Mughal Emperor (de facto)
- Reign: 7 November 1627 – 19 January 1628 (with Dawar Bakhsh)
- Predecessor: Jahangir
- Successor: Dawar Bakhsh (titular) Shah Jahan

Subahdar of Thatta
- Reign: 13 October 1625 – 1626
- Predecessor: Bayazid Bukhari
- Successor: Abu Saeed
- Born: 16 January 1605 Satna, Illahabad Subah, Mughal Empire
- Died: 23 January 1628 (aged 23) Lahore, Lahore Subah, Mughal Empire
- Burial: 23–24 January 1628 Lahore
- Spouse: Mihr-un-nissa Begum ​ ​(m. 1621)​
- Issue: Arzani Begum

Names
- Mirza Salaf-ud-Din Muhammad Shahryar
- House: Mughal dynasty
- Dynasty: Timurid dynasty
- Father: Jahangir
- Religion: Sunni Islam (Hanafi)

= Shahryar Mirza =

De facto Mughal emperor from 1627 to 1628

Shahryar Mirza (شهریار میرزا, born Salaf-ud-Din Muhammad Shahryar; 6 January 1605 – 23 January 1628) was the fifth and youngest son of the Mughal emperor Jahangir. Toward the end of Jahangir’s life, and after his death, Shahryar attempted to claim the throne with the support of his influential stepmother and mother-in-law, Nur Jahan. Although Shahryar briefly held power in Lahore from 7 November 1627 to 19 January 1628, he largely relied on Nur Jahan to govern on his behalf. However, their attempt to secure the throne failed. He was defeated and later executed by his brother Khurram Mirza, who became emperor under the name Shah Jahan. Although Shahryar briefly ruled, he is generally not included in the official list of Mughal emperors.

==Early years==
Shahryar was born a few months before his grandfather, Emperor Akbar's death in 1605.

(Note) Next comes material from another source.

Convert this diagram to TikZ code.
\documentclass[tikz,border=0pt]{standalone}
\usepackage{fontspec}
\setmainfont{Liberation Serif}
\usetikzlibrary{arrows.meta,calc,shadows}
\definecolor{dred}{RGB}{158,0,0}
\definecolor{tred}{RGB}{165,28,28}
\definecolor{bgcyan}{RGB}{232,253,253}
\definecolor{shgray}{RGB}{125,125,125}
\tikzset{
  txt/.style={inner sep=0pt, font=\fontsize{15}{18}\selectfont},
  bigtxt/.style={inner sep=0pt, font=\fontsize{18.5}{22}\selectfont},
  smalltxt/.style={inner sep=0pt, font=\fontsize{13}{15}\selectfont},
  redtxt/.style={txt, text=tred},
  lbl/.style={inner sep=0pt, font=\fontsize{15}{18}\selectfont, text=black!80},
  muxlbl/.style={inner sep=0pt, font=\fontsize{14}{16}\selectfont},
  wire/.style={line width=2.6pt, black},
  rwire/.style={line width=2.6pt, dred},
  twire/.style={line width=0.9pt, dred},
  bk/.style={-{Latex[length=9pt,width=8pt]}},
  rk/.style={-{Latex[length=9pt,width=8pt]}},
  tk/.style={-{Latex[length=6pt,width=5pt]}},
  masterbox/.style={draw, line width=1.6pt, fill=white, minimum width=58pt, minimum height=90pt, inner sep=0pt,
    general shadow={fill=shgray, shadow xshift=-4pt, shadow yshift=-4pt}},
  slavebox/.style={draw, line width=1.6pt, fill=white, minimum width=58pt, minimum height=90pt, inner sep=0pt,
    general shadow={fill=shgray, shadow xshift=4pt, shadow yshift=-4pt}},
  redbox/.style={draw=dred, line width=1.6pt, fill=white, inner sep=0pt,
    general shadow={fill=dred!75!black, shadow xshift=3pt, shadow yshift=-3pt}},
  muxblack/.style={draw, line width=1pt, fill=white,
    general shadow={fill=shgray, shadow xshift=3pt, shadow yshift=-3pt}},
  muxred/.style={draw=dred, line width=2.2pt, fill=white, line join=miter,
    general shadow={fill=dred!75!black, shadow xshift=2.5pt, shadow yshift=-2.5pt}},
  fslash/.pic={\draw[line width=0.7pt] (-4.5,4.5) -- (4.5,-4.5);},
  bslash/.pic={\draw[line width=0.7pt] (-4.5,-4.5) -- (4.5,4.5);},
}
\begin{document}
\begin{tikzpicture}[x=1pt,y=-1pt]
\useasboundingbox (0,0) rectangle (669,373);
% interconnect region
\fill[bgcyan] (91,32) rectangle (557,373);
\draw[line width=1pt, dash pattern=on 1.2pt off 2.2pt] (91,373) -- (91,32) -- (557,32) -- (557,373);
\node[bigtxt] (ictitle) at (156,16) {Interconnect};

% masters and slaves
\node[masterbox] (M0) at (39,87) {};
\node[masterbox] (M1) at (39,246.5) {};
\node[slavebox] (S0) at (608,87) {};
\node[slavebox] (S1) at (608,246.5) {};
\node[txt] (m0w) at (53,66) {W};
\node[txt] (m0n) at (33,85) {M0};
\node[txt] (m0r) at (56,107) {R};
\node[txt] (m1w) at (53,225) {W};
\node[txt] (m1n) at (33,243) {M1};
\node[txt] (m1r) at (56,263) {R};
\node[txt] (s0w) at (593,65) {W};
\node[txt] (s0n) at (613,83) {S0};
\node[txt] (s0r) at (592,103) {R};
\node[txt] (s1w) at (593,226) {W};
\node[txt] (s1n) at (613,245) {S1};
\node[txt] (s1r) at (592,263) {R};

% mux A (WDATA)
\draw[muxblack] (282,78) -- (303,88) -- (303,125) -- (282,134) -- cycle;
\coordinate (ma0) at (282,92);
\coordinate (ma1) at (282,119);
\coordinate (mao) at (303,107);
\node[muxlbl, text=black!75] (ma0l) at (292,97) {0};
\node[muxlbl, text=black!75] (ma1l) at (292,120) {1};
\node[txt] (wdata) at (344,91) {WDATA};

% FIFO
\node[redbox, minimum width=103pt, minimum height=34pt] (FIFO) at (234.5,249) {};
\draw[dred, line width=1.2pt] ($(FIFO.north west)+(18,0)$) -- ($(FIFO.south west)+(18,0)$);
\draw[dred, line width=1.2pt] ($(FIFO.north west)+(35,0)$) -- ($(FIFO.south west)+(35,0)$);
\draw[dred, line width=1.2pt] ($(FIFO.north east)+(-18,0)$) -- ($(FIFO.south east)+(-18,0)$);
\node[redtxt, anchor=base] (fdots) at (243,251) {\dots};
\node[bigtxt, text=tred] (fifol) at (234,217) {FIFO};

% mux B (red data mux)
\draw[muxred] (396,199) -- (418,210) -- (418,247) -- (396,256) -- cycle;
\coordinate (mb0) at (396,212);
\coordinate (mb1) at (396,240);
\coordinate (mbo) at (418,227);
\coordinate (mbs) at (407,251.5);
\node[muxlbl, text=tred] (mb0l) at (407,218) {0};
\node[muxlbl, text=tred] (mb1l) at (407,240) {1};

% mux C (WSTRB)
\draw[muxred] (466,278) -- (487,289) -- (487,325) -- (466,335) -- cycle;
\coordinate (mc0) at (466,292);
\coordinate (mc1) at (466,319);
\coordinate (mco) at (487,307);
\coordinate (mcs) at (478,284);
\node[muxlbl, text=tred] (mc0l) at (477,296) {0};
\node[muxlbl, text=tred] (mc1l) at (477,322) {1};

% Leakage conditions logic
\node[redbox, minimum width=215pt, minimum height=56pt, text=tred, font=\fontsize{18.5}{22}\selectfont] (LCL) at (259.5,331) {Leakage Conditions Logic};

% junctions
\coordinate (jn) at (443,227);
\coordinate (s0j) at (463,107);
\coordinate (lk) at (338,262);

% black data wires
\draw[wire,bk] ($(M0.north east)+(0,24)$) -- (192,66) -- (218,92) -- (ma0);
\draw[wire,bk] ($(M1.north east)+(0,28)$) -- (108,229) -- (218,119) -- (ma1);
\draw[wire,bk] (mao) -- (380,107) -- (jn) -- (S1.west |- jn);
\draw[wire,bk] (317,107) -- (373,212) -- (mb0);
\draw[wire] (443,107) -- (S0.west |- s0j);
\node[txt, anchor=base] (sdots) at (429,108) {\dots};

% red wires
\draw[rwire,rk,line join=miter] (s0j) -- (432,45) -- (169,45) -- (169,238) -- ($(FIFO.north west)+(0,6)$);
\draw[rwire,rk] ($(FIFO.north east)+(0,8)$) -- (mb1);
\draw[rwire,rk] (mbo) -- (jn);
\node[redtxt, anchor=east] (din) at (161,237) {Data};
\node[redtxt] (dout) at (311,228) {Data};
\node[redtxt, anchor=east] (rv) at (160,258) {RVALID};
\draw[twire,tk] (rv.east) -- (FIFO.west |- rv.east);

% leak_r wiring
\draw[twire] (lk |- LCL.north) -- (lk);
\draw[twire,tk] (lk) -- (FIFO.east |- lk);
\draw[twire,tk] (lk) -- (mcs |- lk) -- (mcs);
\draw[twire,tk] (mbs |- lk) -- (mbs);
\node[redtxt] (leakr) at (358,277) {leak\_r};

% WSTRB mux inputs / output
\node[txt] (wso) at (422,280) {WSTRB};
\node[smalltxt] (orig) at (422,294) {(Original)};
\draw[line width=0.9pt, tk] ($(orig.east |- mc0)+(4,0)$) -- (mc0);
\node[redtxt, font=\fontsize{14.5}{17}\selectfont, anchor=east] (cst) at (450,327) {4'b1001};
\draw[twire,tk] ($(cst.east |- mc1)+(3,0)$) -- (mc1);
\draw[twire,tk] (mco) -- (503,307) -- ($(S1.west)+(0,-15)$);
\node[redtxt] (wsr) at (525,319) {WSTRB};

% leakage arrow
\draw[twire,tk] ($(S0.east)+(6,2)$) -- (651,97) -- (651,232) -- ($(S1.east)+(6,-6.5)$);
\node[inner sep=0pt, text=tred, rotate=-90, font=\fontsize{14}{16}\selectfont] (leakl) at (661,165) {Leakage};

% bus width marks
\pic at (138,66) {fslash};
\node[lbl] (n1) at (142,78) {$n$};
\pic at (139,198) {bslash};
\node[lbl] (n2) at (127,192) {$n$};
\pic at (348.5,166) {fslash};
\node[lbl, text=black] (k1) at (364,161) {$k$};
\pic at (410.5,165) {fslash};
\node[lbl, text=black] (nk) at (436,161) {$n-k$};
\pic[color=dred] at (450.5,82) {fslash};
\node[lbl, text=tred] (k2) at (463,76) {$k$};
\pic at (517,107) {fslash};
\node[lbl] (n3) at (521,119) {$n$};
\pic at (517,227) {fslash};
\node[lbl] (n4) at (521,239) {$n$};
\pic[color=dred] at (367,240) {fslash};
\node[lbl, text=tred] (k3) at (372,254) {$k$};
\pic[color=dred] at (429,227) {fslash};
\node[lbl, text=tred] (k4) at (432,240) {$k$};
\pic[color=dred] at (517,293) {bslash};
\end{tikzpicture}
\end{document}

In 1621, Shahryar married Mihr-un-nissa Begum (also known as Banu, Bahu or Ladli Begum), the daughter of his potentate and domineering step-mother Nur Jahan by her first marriage to Sher Afghan. Shahryar and Mihr-un-nissa had a daughter Arzani Begum (also known as Lardili or Wali Begum), born on 4 September 1623.

At Nur Jahan's request, he was given the pargana of Dholpur and its fort from Jahangir which Prince Khurram wanted for himself. He appointed Daria Khan, an Afghan, as its in-charge. This led to a skirmish between Nur Jahan's appointed in-charge Sharifu-l-Mulk, who was a servant of both Shahryar and Daria Khan. Sharifu-l-Mulk arrived on the scene shortly, and tried to force himself into the fort.

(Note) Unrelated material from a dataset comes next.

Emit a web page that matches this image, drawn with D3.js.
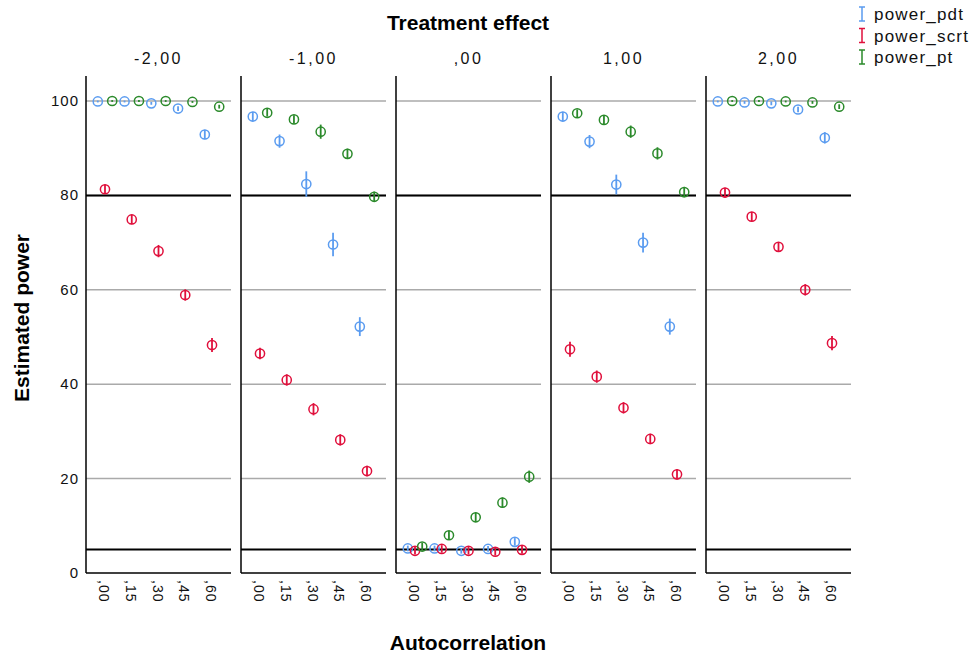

On October 13, 1625, Jahangir appointed Shahryar as Governor of Thatta. Sharif-ul Mulk carried out the administration as the Deputy of the Prince.

==Reign (1627–1628)==
After the death of his father Jahangir on 28 October 1627, Shahryar, as Nur Jahan desired, ascended to the Mughal throne, but for only three months. Since he was in Lahore at the time, he immediately took over the imperial treasury and distributed over 70 lakh rupees among old and new noblemen to secure his throne. Meanwhile, on the death of the Emperor, Mirza Baisinghar, son of the late Prince Daniyal, fled to Lahore and joined Shahryar.

Soon, near Lahore, Shahryar's forces met those of Asaf Khan, (father of Mumtaz Mahal), who wanted his son-in-law Shah Jahan to ascend the throne, and had already proclaimed Dawar Bakhsh as Emperor near Agra, as a stop-gap arrangement to save the throne for Shah Jahan. Shahryar lost the battle and fled into the fort, where the next morning he was presented in front of Dawar Baksh, who placed him in confinement and two to three days later had him blinded by Asaf Khan, thus bringing his short reign to a tragic end. It is said that Shahryar also had a form of leprosy due to which he had lost all his hair including his eyebrows and eyelashes.

==Poetry==
Like all Mughal princes, Shahryar had training in poetry. Towards the end of his life, while blind, he wrote a poignant verse titled Bi Gu Kur Shud didah-i-Aftab.

==Death==
On the 2nd Jumada-l awwal, 1037 AH (1628), Shah Jahan ascended to the throne at Lahore, and on the 26th Jumada-l awwal, January 23, 1628, upon his orders, Dawar, his brother Garshasp, Shahryar, and Tahmuras and Hoshang, sons of the deceased Prince Daniyal, were all put to death by Asaf Khan.

==Aftermath==
After Shahryar's death, Shah Jahan ruled the empire for thirty years, until imprisoned by Aurangzeb and dying eight years later.

Asaf Khan, was made the prime minister of Mughal Empire, and Nur Jahan, with an annual pension of two lakh and spent the rest of her days, confined in her palace in Lahore, along with her daughter Mihr-un-nissa Begum, the widow of Shahryar. Nur Jahan died in 1645 at age 68.